Problem
Quote the whole listing exactly. Leave the pictures out of your copy.

>>

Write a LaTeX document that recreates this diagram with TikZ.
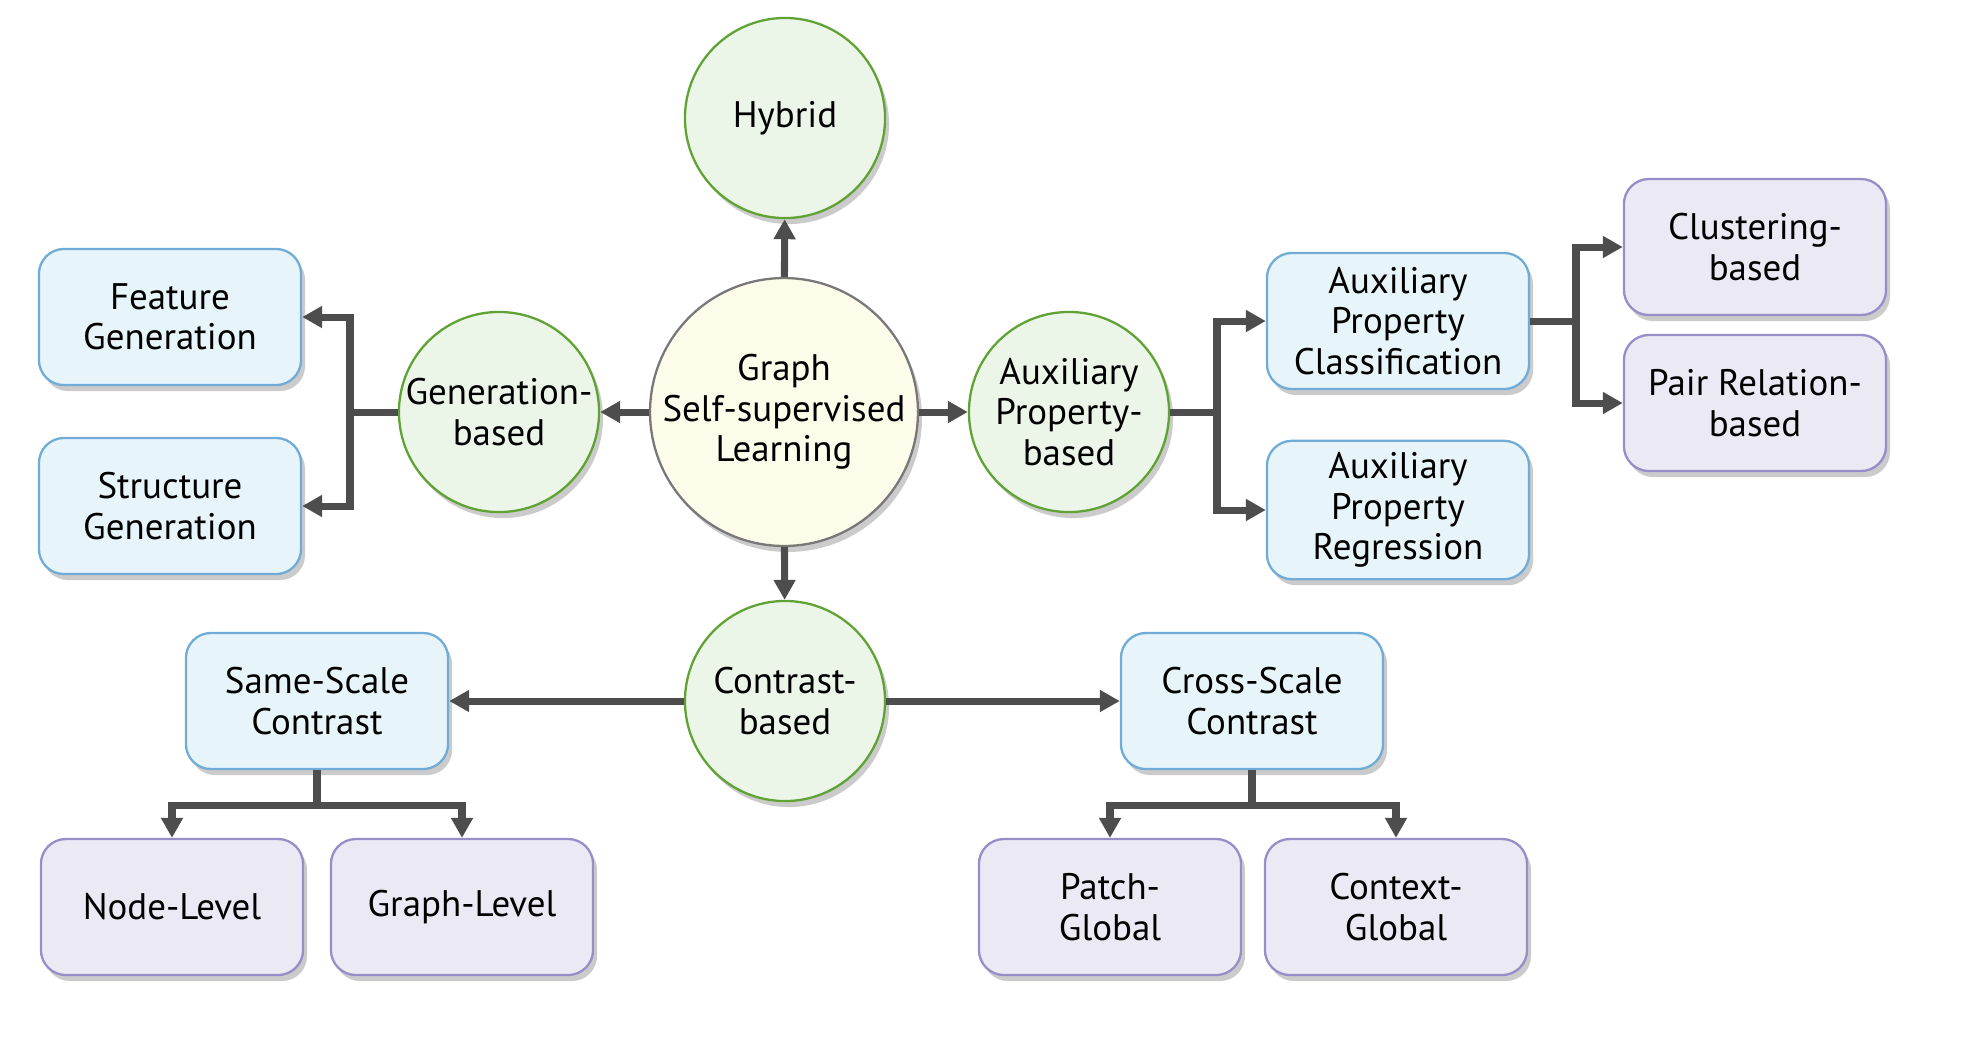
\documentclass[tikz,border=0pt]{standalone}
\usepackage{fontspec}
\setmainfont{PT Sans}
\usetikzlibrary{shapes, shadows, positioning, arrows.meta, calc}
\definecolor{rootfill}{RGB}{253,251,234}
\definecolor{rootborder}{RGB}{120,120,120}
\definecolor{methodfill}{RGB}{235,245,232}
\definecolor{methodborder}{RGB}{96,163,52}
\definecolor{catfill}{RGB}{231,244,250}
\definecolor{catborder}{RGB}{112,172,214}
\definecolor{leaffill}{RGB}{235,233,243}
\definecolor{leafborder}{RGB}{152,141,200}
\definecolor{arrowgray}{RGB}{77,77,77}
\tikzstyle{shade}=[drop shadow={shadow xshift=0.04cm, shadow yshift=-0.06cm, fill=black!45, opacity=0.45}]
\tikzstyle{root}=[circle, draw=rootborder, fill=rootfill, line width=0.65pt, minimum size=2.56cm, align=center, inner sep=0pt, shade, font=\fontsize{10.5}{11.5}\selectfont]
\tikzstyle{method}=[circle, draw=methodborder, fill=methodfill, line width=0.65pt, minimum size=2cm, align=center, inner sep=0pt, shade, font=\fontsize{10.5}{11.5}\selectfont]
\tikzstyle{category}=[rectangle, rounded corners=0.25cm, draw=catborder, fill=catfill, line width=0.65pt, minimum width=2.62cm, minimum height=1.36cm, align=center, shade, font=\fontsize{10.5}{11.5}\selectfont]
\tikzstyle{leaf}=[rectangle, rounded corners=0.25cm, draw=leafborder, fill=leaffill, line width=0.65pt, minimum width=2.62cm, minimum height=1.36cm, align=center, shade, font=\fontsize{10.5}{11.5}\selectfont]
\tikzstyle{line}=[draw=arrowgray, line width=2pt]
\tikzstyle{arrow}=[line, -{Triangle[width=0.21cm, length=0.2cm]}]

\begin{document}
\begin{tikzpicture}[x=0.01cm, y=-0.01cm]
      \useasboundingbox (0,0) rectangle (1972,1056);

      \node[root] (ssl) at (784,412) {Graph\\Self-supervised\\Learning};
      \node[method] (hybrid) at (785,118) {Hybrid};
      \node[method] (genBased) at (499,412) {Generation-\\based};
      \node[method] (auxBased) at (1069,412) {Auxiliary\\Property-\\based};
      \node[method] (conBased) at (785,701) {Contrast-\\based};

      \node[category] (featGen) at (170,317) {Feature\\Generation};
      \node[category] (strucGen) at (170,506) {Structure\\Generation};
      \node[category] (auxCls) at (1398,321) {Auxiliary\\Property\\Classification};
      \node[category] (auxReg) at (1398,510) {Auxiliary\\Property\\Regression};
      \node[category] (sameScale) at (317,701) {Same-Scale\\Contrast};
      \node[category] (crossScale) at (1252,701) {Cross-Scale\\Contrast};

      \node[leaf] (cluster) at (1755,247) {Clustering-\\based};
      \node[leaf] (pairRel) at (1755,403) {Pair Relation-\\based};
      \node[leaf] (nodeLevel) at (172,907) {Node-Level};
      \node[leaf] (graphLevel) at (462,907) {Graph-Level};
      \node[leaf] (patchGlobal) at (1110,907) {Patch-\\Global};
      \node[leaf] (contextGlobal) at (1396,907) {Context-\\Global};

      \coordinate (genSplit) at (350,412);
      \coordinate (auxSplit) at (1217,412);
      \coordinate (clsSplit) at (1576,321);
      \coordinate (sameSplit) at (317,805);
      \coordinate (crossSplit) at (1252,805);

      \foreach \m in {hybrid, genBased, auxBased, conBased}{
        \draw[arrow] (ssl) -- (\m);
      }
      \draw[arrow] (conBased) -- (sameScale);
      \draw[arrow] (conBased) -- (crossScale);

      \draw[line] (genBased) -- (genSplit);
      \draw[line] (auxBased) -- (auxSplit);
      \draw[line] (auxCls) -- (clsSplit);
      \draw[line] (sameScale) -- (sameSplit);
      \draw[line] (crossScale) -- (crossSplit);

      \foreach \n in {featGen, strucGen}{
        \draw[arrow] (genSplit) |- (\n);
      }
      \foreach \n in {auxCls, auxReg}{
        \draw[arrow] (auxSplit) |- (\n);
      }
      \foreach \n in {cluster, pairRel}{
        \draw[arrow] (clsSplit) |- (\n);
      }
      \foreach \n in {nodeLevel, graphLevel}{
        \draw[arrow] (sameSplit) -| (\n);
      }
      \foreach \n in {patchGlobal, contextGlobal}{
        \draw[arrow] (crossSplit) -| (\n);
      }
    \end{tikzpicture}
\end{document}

<<

Finished task
Write a LaTeX document that recreates this diagram with TikZ.
\documentclass[tikz,border=0pt]{standalone}
\usepackage{fontspec}
\setmainfont{PT Sans}
\usetikzlibrary{shapes, shadows, positioning, arrows.meta, calc}
\definecolor{rootfill}{RGB}{253,251,234}
\definecolor{rootborder}{RGB}{120,120,120}
\definecolor{methodfill}{RGB}{235,245,232}
\definecolor{methodborder}{RGB}{96,163,52}
\definecolor{catfill}{RGB}{231,244,250}
\definecolor{catborder}{RGB}{112,172,214}
\definecolor{leaffill}{RGB}{235,233,243}
\definecolor{leafborder}{RGB}{152,141,200}
\definecolor{arrowgray}{RGB}{77,77,77}
\tikzstyle{shade}=[drop shadow={shadow xshift=0.04cm, shadow yshift=-0.06cm, fill=black!45, opacity=0.45}]
\tikzstyle{root}=[circle, draw=rootborder, fill=rootfill, line width=0.65pt, minimum size=2.56cm, align=center, inner sep=0pt, shade, font=\fontsize{10.5}{11.5}\selectfont]
\tikzstyle{method}=[circle, draw=methodborder, fill=methodfill, line width=0.65pt, minimum size=2cm, align=center, inner sep=0pt, shade, font=\fontsize{10.5}{11.5}\selectfont]
\tikzstyle{category}=[rectangle, rounded corners=0.25cm, draw=catborder, fill=catfill, line width=0.65pt, minimum width=2.62cm, minimum height=1.36cm, align=center, shade, font=\fontsize{10.5}{11.5}\selectfont]
\tikzstyle{leaf}=[rectangle, rounded corners=0.25cm, draw=leafborder, fill=leaffill, line width=0.65pt, minimum width=2.62cm, minimum height=1.36cm, align=center, shade, font=\fontsize{10.5}{11.5}\selectfont]
\tikzstyle{line}=[draw=arrowgray, line width=2pt]
\tikzstyle{arrow}=[line, -{Triangle[width=0.21cm, length=0.2cm]}]

\begin{document}
\begin{tikzpicture}[x=0.01cm, y=-0.01cm]
      \useasboundingbox (0,0) rectangle (1972,1056);

      \node[root] (ssl) at (784,412) {Graph\\Self-supervised\\Learning};
      \node[method] (hybrid) at (785,118) {Hybrid};
      \node[method] (genBased) at (499,412) {Generation-\\based};
      \node[method] (auxBased) at (1069,412) {Auxiliary\\Property-\\based};
      \node[method] (conBased) at (785,701) {Contrast-\\based};

      \node[category] (featGen) at (170,317) {Feature\\Generation};
      \node[category] (strucGen) at (170,506) {Structure\\Generation};
      \node[category] (auxCls) at (1398,321) {Auxiliary\\Property\\Classification};
      \node[category] (auxReg) at (1398,510) {Auxiliary\\Property\\Regression};
      \node[category] (sameScale) at (317,701) {Same-Scale\\Contrast};
      \node[category] (crossScale) at (1252,701) {Cross-Scale\\Contrast};

      \node[leaf] (cluster) at (1755,247) {Clustering-\\based};
      \node[leaf] (pairRel) at (1755,403) {Pair Relation-\\based};
      \node[leaf] (nodeLevel) at (172,907) {Node-Level};
      \node[leaf] (graphLevel) at (462,907) {Graph-Level};
      \node[leaf] (patchGlobal) at (1110,907) {Patch-\\Global};
      \node[leaf] (contextGlobal) at (1396,907) {Context-\\Global};

      \coordinate (genSplit) at (350,412);
      \coordinate (auxSplit) at (1217,412);
      \coordinate (clsSplit) at (1576,321);
      \coordinate (sameSplit) at (317,805);
      \coordinate (crossSplit) at (1252,805);

      \foreach \m in {hybrid, genBased, auxBased, conBased}{
        \draw[arrow] (ssl) -- (\m);
      }
      \draw[arrow] (conBased) -- (sameScale);
      \draw[arrow] (conBased) -- (crossScale);

      \draw[line] (genBased) -- (genSplit);
      \draw[line] (auxBased) -- (auxSplit);
      \draw[line] (auxCls) -- (clsSplit);
      \draw[line] (sameScale) -- (sameSplit);
      \draw[line] (crossScale) -- (crossSplit);

      \foreach \n in {featGen, strucGen}{
        \draw[arrow] (genSplit) |- (\n);
      }
      \foreach \n in {auxCls, auxReg}{
        \draw[arrow] (auxSplit) |- (\n);
      }
      \foreach \n in {cluster, pairRel}{
        \draw[arrow] (clsSplit) |- (\n);
      }
      \foreach \n in {nodeLevel, graphLevel}{
        \draw[arrow] (sameSplit) -| (\n);
      }
      \foreach \n in {patchGlobal, contextGlobal}{
        \draw[arrow] (crossSplit) -| (\n);
      }
    \end{tikzpicture}
\end{document}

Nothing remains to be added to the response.